Building Services Engineering
Building Services Engineering offers a lot of potential on energy efficency improvement. The following elements should be taken into consideration:
Service water, e.g. plant effluent, should be used instead of drinking water where possible.
Boosting service water to a pressure of 0.6 – 1.0 MPa consumes 0.25 – 0.5 kWh/m³ power.
To avoid excessive net pressure, local booster pumps should be used where necessary.
Compressed air with a pressure of 0.6 – 1 MPa consumes around 0.1 kWh power per m³ suction volume.
Pipelines should have sufficient diameters to prevent excessive head loss. Of course, networks must be tight.
Heating and Cooling
Heating and Cooling
Heating also requires about 0.02 kWh power per 1 kWh of heat transfer.
Digesters and thermal dryers are by far the greatest heat consumers. However, by cogeneration from digester gas generates far more heat than required for digester operation (See Sludge Stabilization).
In hot climate, air conditioning may be necessary for some rooms, e.g. operator buildings, control rooms and labs. Heat pumps require only around 0.25 kWh power per 1 kWh heat.
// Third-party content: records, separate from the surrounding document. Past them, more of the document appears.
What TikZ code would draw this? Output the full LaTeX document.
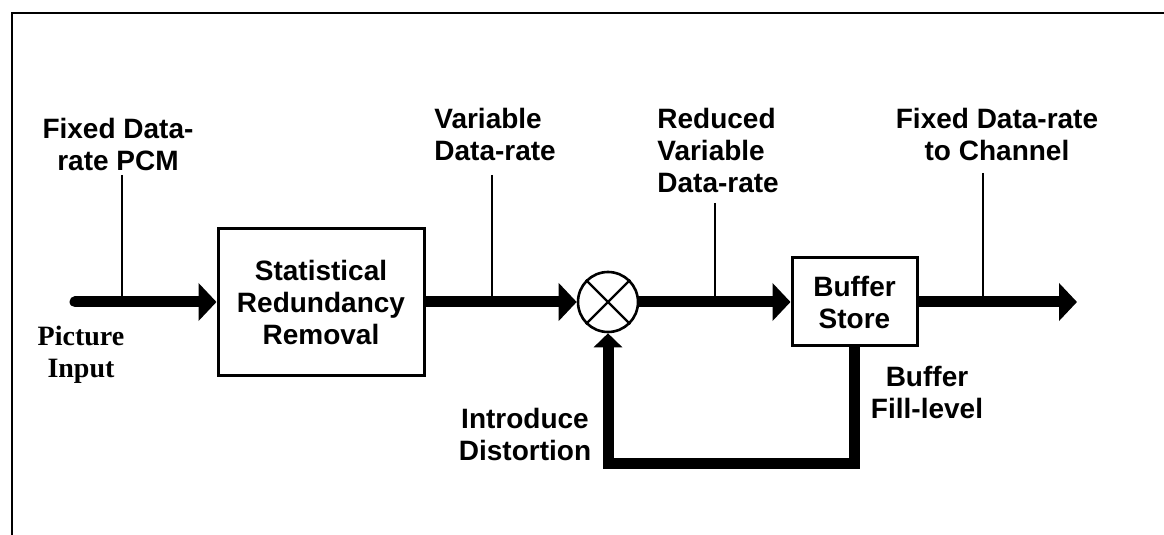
\documentclass[tikz,border=0pt]{standalone}
\usepackage{fontspec}
\setmainfont{Liberation Sans}
\newfontfamily\picfont{Liberation Serif}
\usetikzlibrary{arrows.meta}
\usetikzlibrary{positioning}
\tikzset{
block/.style={
	rectangle,
	draw=black,
	line width=1.5pt,
	text centered,
	align=center,
	font=\fontsize{14}{16}\selectfont\bfseries,
	inner sep=2pt
},
mixer/.style={
	circle,
	draw=black,
	line width=1.3pt,
	minimum size=30pt,
	inner sep=0pt
},
tag/.style={
	align=center,
	font=\fontsize{14}{16}\selectfont\bfseries,
	inner sep=0pt
},
flow/.style={
	line width=5.5pt,
	-{Triangle[length=9pt,width=18.5pt]}
},
feed/.style={
	line width=5.5pt,
	-{Triangle[length=7pt,width=14pt]}
},
tick/.style={
	line width=1.1pt
},
frame/.style={
	line width=1.3pt
}
}

\begin{document}
\begin{tikzpicture}[x=0.5pt, y=-0.5pt]
\useasboundingbox (0,0) rectangle (1164,535);
% ===== Frame (top and left edges only) =====
\coordinate (fbl) at (12,535);
\coordinate (ftl) at (12,13);
\coordinate (ftr) at (1164,13);
\draw [frame] (fbl) -- (ftl) -- (ftr);

% ===== Main chain =====
\coordinate (in)  at (75,302);
\node (srr) [block, minimum width=103pt, minimum height=73.5pt] at (321,302) {Statistical\\Redundancy\\Removal};
\node (mix) [mixer]                                              at (608,302) {};
\node (buf) [block, minimum width=62.5pt, minimum height=44pt]    at (854.5,302) {Buffer\\Store};
\coordinate (out) at (1077,302);
\draw [line width=1.2pt] (mix.north west) -- (mix.south east);
\draw [line width=1.2pt] (mix.north east) -- (mix.south west);

% ===== Labels =====
\node (lpcm)  [tag]                   at (118,144)  {Fixed Data-\\rate PCM};
\node (lin)   [tag, font=\picfont\fontsize{14}{16}\selectfont\bfseries] at (81,355) {Picture\\Input};
\node (lvar)  [tag, anchor=west, align=left] at (434,134) {Variable\\Data-rate};
\node (lred)  [tag, anchor=west, align=left] at (657,150) {Reduced\\Variable\\Data-rate};
\node (lout)  [tag]                   at (997,134)  {Fixed Data-rate\\to Channel};
\node (lfill) [tag]                   at (927,392)  {Buffer\\Fill-level};
\node (ldist) [tag]                   at (525,434)  {Introduce\\Distortion};

% ===== Arrows =====
\draw [flow, line cap=round] (in) -- (srr);
\draw [flow] (srr) -- (mix);
\draw [flow] (mix) -- (buf);
\draw [flow] (buf) -- (out);
% feedback: fill level -> distortion
\draw [feed] (buf.south) -- ++(0,116) -| (mix.south);

% ===== Label ticks =====
\coordinate (tpcm) at (122,175);
\coordinate (tvar) at (492,175);
\coordinate (tred) at (715,203);
\coordinate (tout) at (983,173);
\draw [tick] (tpcm) -- (tpcm |- in);
\draw [tick] (tvar) -- (tvar |- in);
\draw [tick] (tred) -- (tred |- in);
\draw [tick] (tout) -- (tout |- in);

\end{tikzpicture}
\end{document}
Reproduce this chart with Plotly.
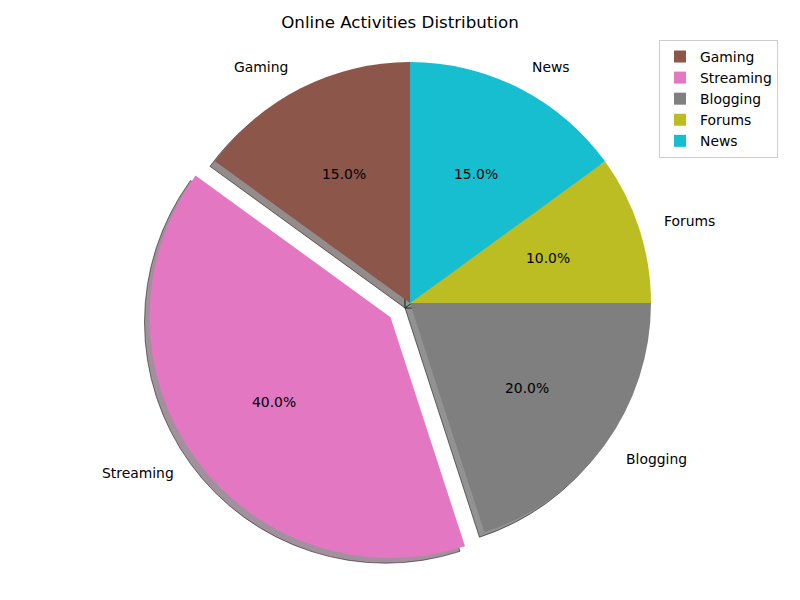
import math
import plotly.graph_objects as go

labels = ["Gaming", "Streaming", "Blogging", "Forums", "News"]
values = [15, 40, 20, 10, 15]
explode = [0, 0.1, 0, 0, 0]
colors = ["#8c564b", "#e377c2", "#7f7f7f", "#bcbd22", "#17becf"]
title = "Online Activities Distribution"

W, H = 800, 600
cx_px, cy_px, r_px = 410, 303, 241
shadow_off = 5
maxpull = max(explode)
total = sum(values)
# plotly's counterclockwise pies end the first slice at the rotation angle;
# shift so the first slice starts at 12 o'clock like matplotlib's startangle=90
rotation = -360.0 * values[0] / total

FS = 13.9


def hex2rgb(h):
    h = h.lstrip("#")
    return tuple(int(h[i:i + 2], 16) for i in (0, 2, 4))


shadow_fill = ["rgba(%d,%d,%d,0.5)" % tuple(int(0.3 * c) for c in hex2rgb(h)) for h in colors]
shadow_line = ["rgba(%d,%d,%d,0.6)" % tuple(int(0.2 * c) for c in hex2rgb(h)) for h in colors]

half = r_px * (1 + maxpull)


def dom(cx, cy):
    return dict(x=[(cx - half) / W, (cx + half) / W],
                y=[1 - (cy + half) / H, 1 - (cy - half) / H])


fig = go.Figure()
fig.add_trace(go.Pie(
    labels=labels, values=values, sort=False, direction="counterclockwise",
    rotation=rotation, pull=explode, textinfo="none", hoverinfo="skip",
    marker=dict(colors=shadow_fill, line=dict(color=shadow_line, width=1)),
    showlegend=False, domain=dom(cx_px - shadow_off, cy_px + shadow_off),
))
fig.add_trace(go.Pie(
    labels=labels, values=values, sort=False, direction="counterclockwise",
    rotation=rotation, pull=explode, textinfo="none",
    marker=dict(colors=colors, line=dict(width=0)),
    showlegend=True, domain=dom(cx_px, cy_px),
))

start = 90.0
annotations = []
for lab, v, ex in zip(labels, values, explode):
    span = 360.0 * v / total
    mid = math.radians(start + span / 2)
    start += span
    c, s = math.cos(mid), math.sin(mid)
    rp = (0.6 + ex) * r_px
    annotations.append(dict(
        x=(cx_px + rp * c) / W, y=1 - (cy_px - rp * s) / H, xref="paper", yref="paper",
        text="%.1f%%" % (100.0 * v / total), showarrow=False,
        xanchor="center", yanchor="middle",
        font=dict(family="DejaVu Sans", size=FS, color="black")))
    rl = (1.1 + ex) * r_px
    annotations.append(dict(
        x=(cx_px + rl * c) / W, y=1 - (cy_px - rl * s) / H, xref="paper", yref="paper",
        text=lab, showarrow=False,
        xanchor="left" if c > 0 else "right", yanchor="middle",
        font=dict(family="DejaVu Sans", size=FS, color="black")))

fig.update_layout(
    width=W, height=H,
    margin=dict(l=0, r=0, t=0, b=0),
    paper_bgcolor="white", plot_bgcolor="white",
    title=dict(text=title, x=0.5, xanchor="center", y=1 - 22 / H, yanchor="middle",
               font=dict(family="DejaVu Sans", size=16.67, color="black")),
    legend=dict(x=778 / W, xanchor="right", y=1 - 40 / H, yanchor="top",
                bgcolor="white", bordercolor="#cccccc", borderwidth=1,
                font=dict(family="DejaVu Sans", size=FS, color="black"),
                traceorder="normal"),
    annotations=annotations,
    font=dict(family="DejaVu Sans"),
)

fig.write_html("out.html", config={"displayModeBar": False},
               post_script="document.body.style.margin='0';document.body.style.padding='0';")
Adiabatic air conditioners use evaporation enthalpy for cooling and have low power consumption, but need clean water (effluent from MBR-systems is sufficient).
Good thermal insulation of buildings and equipment is essential for reducing heat and power consumption.
Heat consumption of digesters and pasteurization systems is reduced by raw sludge thickening and that for sludge drying is reduced by sludge dewatering.
Rooms must be ventilated to prevent explosive or hazardous atmospheres, or for odour nuisance. Power consumption of ventilation is 5 – 10 Wh/m³ air.
Ventilation during cold weather can require input air heating. Heat should be recovered as far as possible.
Some rooms need to be ventilated only at certain times, e.g. while operators are working therein. Timers or atmosphere monitors avoid over-ventilation.
Variable speed blowers should be used to permit controlled ventilation.
Air ducts should be as short as possible and designed for low head loss.
Encapsulation of equipment or other odour emission points avoids or reduces the need for ventilation.
Consumptions of power, water and chemicals for exhaust deodorization depend on the technology used.
Bio-chemical methods are generally preferable. Bio-filters and bio-scrubbers are relatively inexpensive, easy to operate and consume only 1.5 – 2.5 Wh/m³ power.
The most energy-efficient method is use of odorous air for biological wastewater treatment, e.g. feeding it into blowers of activated sludge plants or through trickling filters, provided that the odorous components are water soluble and biologically degradable, which is usually the case.
Odorous air can also be fed into thermal sludge dryers or incinerators. Exhaust air from dryers needs to be deodorized anyway, and combustion air is thermally oxidized.